Experimente zum besseren HörenKönnen wir unseren Sinnen auf die Sprünge helfen?
14. Februar 2020, von Christina Krätzig
Foto: UHH/Krätzig
Wie arbeiten Gehirn und Sinnesorgane zusammen? Dieser Frage geht Wahrnehmungspsychologe Dr. Patrick Bruns nach. Als Leiter des Labors für Biologische Psychologie und Neuropsychologie an der Universität Hamburg möchte er herausfinden, ob Menschen lernen können, bewusst besser zu hören.
Dass Menschen ihre Wahrnehmungsfähigkeit trainieren können, ist belegt und bekannt. Doch ist das Gehirn auch in der Lage, die Sinnesorgane selbst zu verändern und ihre Leistungen direkt zu verbessern? Patrick Bruns hält solche Anpassungen außerhalb des Gehirns für möglich. „Das Gehirn selbst verändert sich fortwährend und passt seine Struktur und Funktion an den Bedarf und die Nutzungsweise an. Vielleicht ist es darüber hinaus aber auch in der Lage, Veränderungen in den Sinnesorganen zu bewirken“, begründet Bruns die These, die er in den kommenden anderthalb Jahren untersuchen will. Die Volkswagenstiftung fördert sein Vorhaben mit rund 100.000 Euro in der Reihe „Experiment! – Auf der Suche nach gewagten Forschungsideen.“
Bruns Ansatz baut auf neuen Erkenntnissen von amerikanischen Kollegen der Duke University in North Carolina auf, mit denen er kooperieren will.
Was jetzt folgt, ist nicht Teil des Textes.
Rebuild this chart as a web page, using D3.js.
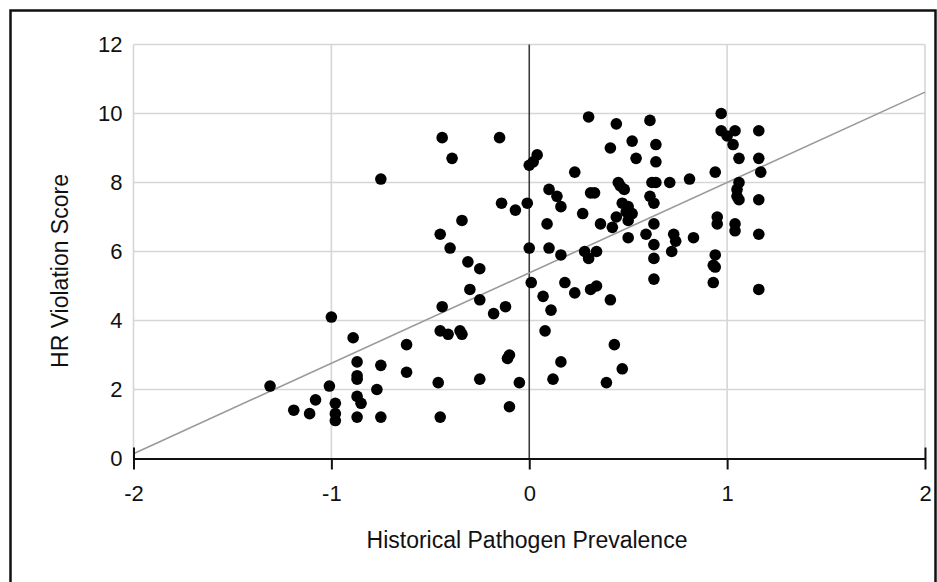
<!DOCTYPE html>
<html>
<head>
<meta charset="utf-8">
<script src="https://cdn.jsdelivr.net/npm/d3@7"></script>
<style>
  html, body { margin: 0; padding: 0; background: #fff; }
  svg { display: block; }
  text { font-family: "Liberation Sans", Arial, Helvetica, sans-serif; fill: #111; }
</style>
</head>
<body>
<svg id="chart" width="937" height="582"></svg>
<script>
// Historical pathogen prevalence (x) against human-rights violation score (y)
const pathogen = [
  -1.31, -1.19, -1.11, -1.08, -1.00, -1.01, -0.98, -0.98, -0.98, -0.89,
  -0.87, -0.87, -0.87, -0.87, -0.85, -0.87, -0.77, -0.75, -0.75, -0.75,
  -0.62, -0.62,
  -0.46, -0.45, -0.45, -0.44, -0.44, -0.45, -0.41, -0.40, -0.39, -0.35,
  -0.34, -0.34, -0.31, -0.30, -0.25, -0.25, -0.25, -0.18, -0.15, -0.14,
  -0.12, -0.11, -0.10, -0.10, -0.07, -0.05, -0.01,
  0.00, 0.01, 0.00, 0.02, 0.04, 0.07, 0.08, 0.09, 0.10, 0.10,
  0.11, 0.12, 0.14, 0.16, 0.16, 0.16, 0.18, 0.23, 0.23, 0.27,
  0.28, 0.30, 0.30, 0.31, 0.33, 0.31, 0.34, 0.34, 0.36, 0.39,
  0.41, 0.41, 0.42, 0.43, 0.44, 0.44, 0.45, 0.46, 0.48, 0.47,
  0.47, 0.50, 0.49, 0.52, 0.50, 0.50,
  0.52, 0.54, 0.61, 0.64, 0.64, 0.62, 0.64, 0.71, 0.81, 0.61,
  0.63, 0.63, 0.59, 0.63, 0.63, 0.63, 0.73, 0.74, 0.72, 0.83,
  0.94, 0.97, 0.97, 1.00, 1.03, 1.04, 1.06, 1.16, 1.16, 1.17,
  1.06, 1.05, 1.05, 1.06, 1.16, 0.95, 0.95, 1.04, 1.04, 1.16,
  0.94, 0.93, 0.94, 0.93, 1.16
];
const violation = [
  2.1, 1.4, 1.3, 1.7, 4.1, 2.1, 1.6, 1.3, 1.1, 3.5,
  2.8, 2.4, 2.3, 1.8, 1.6, 1.2, 2.0, 2.7, 1.2, 8.1,
  3.3, 2.5,
  2.2, 1.2, 6.5, 9.3, 4.4, 3.7, 3.6, 6.1, 8.7, 3.7,
  3.6, 6.9, 5.7, 4.9, 5.5, 4.6, 2.3, 4.2, 9.3, 7.4,
  4.4, 2.9, 3.0, 1.5, 7.2, 2.2, 7.4,
  6.1, 5.1, 8.5, 8.6, 8.8, 4.7, 3.7, 6.8, 6.1, 7.8,
  4.3, 2.3, 7.6, 7.3, 5.9, 2.8, 5.1, 8.3, 4.8, 7.1,
  6.0, 9.9, 5.8, 7.7, 7.7, 4.9, 5.0, 6.0, 6.8, 2.2,
  9.0, 4.6, 6.7, 3.3, 9.7, 7.0, 8.0, 7.9, 7.8, 2.6,
  7.4, 7.3, 7.15, 7.1, 6.9, 6.4,
  9.2, 8.7, 9.8, 9.1, 8.6, 8.0, 8.0, 8.0, 8.1, 7.6,
  7.4, 6.8, 6.5, 6.2, 5.8, 5.2, 6.5, 6.3, 6.0, 6.4,
  8.3, 10.0, 9.5, 9.35, 9.1, 9.5, 8.7, 9.5, 8.7, 8.3,
  8.0, 7.8, 7.6, 7.5, 7.5, 7.0, 6.8, 6.8, 6.6, 6.5,
  5.9, 5.6, 5.55, 5.1, 4.9
];

// Linear trend line: intercept and slope
const trendIntercept = 5.38;
const trendSlope = 2.62;

const xTicks = [-2, -1, 0, 1, 2];
const yTicks = [0, 2, 4, 6, 8, 10, 12];
const xTitle = "Historical Pathogen Prevalence";
const yTitle = "HR Violation Score";

const points = pathogen.map((p, i) => ({ x: p, y: violation[i] }));

const svg = d3.select("#chart");

// Outer frame
svg.append("rect")
  .attr("x", 10.5).attr("y", 10.5)
  .attr("width", 925).attr("height", 590)
  .attr("fill", "none").attr("stroke", "#111").attr("stroke-width", 2.5);

const x = d3.scaleLinear().domain([-2, 2]).range([133.5, 925]);
const y = d3.scaleLinear().domain([0, 12]).range([458.5, 44.5]);

const grid = svg.append("g");

// Horizontal grid lines
grid.selectAll("line.h")
  .data(yTicks.filter(t => t !== 0))
  .join("line")
  .attr("class", "h")
  .attr("x1", x(-2)).attr("x2", x(2))
  .attr("y1", d => y(d)).attr("y2", d => y(d))
  .attr("stroke", "#d6d6d6").attr("stroke-width", 1.6);

// Vertical grid lines (zero line drawn darker)
grid.selectAll("line.v")
  .data(xTicks)
  .join("line")
  .attr("class", "v")
  .attr("x1", d => x(d)).attr("x2", d => x(d))
  .attr("y1", y(12)).attr("y2", y(0))
  .attr("stroke", d => d === 0 ? "#3c3c3c" : "#d6d6d6")
  .attr("stroke-width", 1.6);

// Trend line across the full x range
const xDomain = x.domain();
svg.append("line")
  .attr("x1", x(xDomain[0])).attr("y1", y(trendIntercept + trendSlope * xDomain[0]))
  .attr("x2", x(xDomain[1])).attr("y2", y(trendIntercept + trendSlope * xDomain[1]))
  .attr("stroke", "#9a9a9a").attr("stroke-width", 1.6);

// X axis line and ticks
const xAxis = svg.append("g").attr("transform", `translate(0,${y(0)})`)
  .call(d3.axisBottom(x).tickValues(xTicks).tickSize(10).tickSizeOuter(0).tickFormat(d3.format("d")));
xAxis.select(".domain").attr("stroke", "#111").attr("stroke-width", 2.2);
xAxis.selectAll(".tick line").attr("stroke", "#111").attr("stroke-width", 2)
  .attr("y1", d => (d === -2 || d === 2) ? -11 : 0)
  .attr("y2", 11);
xAxis.selectAll(".tick text")
  .attr("y", 42).attr("dy", 0)
  .style("font-size", "22px").attr("fill", "#111")
  .style("font-family", "'Liberation Sans', Arial, sans-serif")
  .text(d => d < 0 ? "-" + Math.abs(d) : String(d));

// Y axis labels only (grid provides the lines)
const yAxis = svg.append("g").attr("transform", `translate(${x(-2)},0)`)
  .call(d3.axisLeft(y).tickValues(yTicks).tickSize(0).tickPadding(11));
yAxis.select(".domain").remove();
yAxis.selectAll(".tick text")
  .style("font-size", "22px").attr("fill", "#111")
  .style("font-family", "'Liberation Sans', Arial, sans-serif");

// Data points
svg.append("g")
  .selectAll("circle")
  .data(points)
  .join("circle")
  .attr("cx", d => x(d.x))
  .attr("cy", d => y(d.y))
  .attr("r", 5.8)
  .attr("fill", "#000");

// Axis titles
svg.append("text")
  .attr("x", 527).attr("y", 548)
  .attr("text-anchor", "middle")
  .style("font-size", "23px")
  .text(xTitle);

svg.append("text")
  .attr("transform", "translate(68,271) rotate(-90)")
  .attr("text-anchor", "middle")
  .style("font-size", "23px")
  .text(yTitle);
</script>
</body>
</html>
Sie haben herausgefunden, dass Augenbewegungen auch Bewegungen des Trommelfells hervorrufen. Damit beeinflussen sie, wie der Schall in elektrische Impulse umgewandelt und ins Gehirn weitergeleitet wird. Dies kann möglicherweise dazu führen, dass Schallwellen aus der Richtung, in die jemand blickt, besser wahrgenommen werden. Oder anders ausgedrückt: Der Mensch kann nach einer entsprechenden Augenbewegung besser hören.
Er plant Versuche mit jeweils 20 Probandinnen und Probanden. Er möchte erforschen, ob und wie sie akustische und visuelle Reize bereits im Ohr verknüpfen und ob sie lernen können, die Bewegungen des Trommelfells dauerhaft zu verändern und vielleicht sogar willentlich zu steuern; auch wenn das erst einmal abwegig klingt. „Menschen, die mithilfe bildgebender Verfahren sehen können, welche Hirnareale sie aktivieren, können lernen, diese Areale bewusst anzusteuern“, sagt Bruns. „Eventuell ist bei den Bewegungen des Trommelfells im Mittelohr ähnliches möglich.“
Sollte dies der Fall sein, würde dies unsere Vorstellung von der Anpassungsfähigkeit des Gehirns revolutionieren, meint Bruns: „Wir würden neue Vorstellungen davon gewinnen, wie Lernen funktioniert und wie sich Gehirn oder Sinnesorgane nach Schäden regenerieren können.“
Seine Ergebnisse wird er Anfang 2022 auf einem von der Volkswagenstiftung organisierten Symposium vorstellen – auch im Fall einer Widerlegung seiner Ausgangsthese.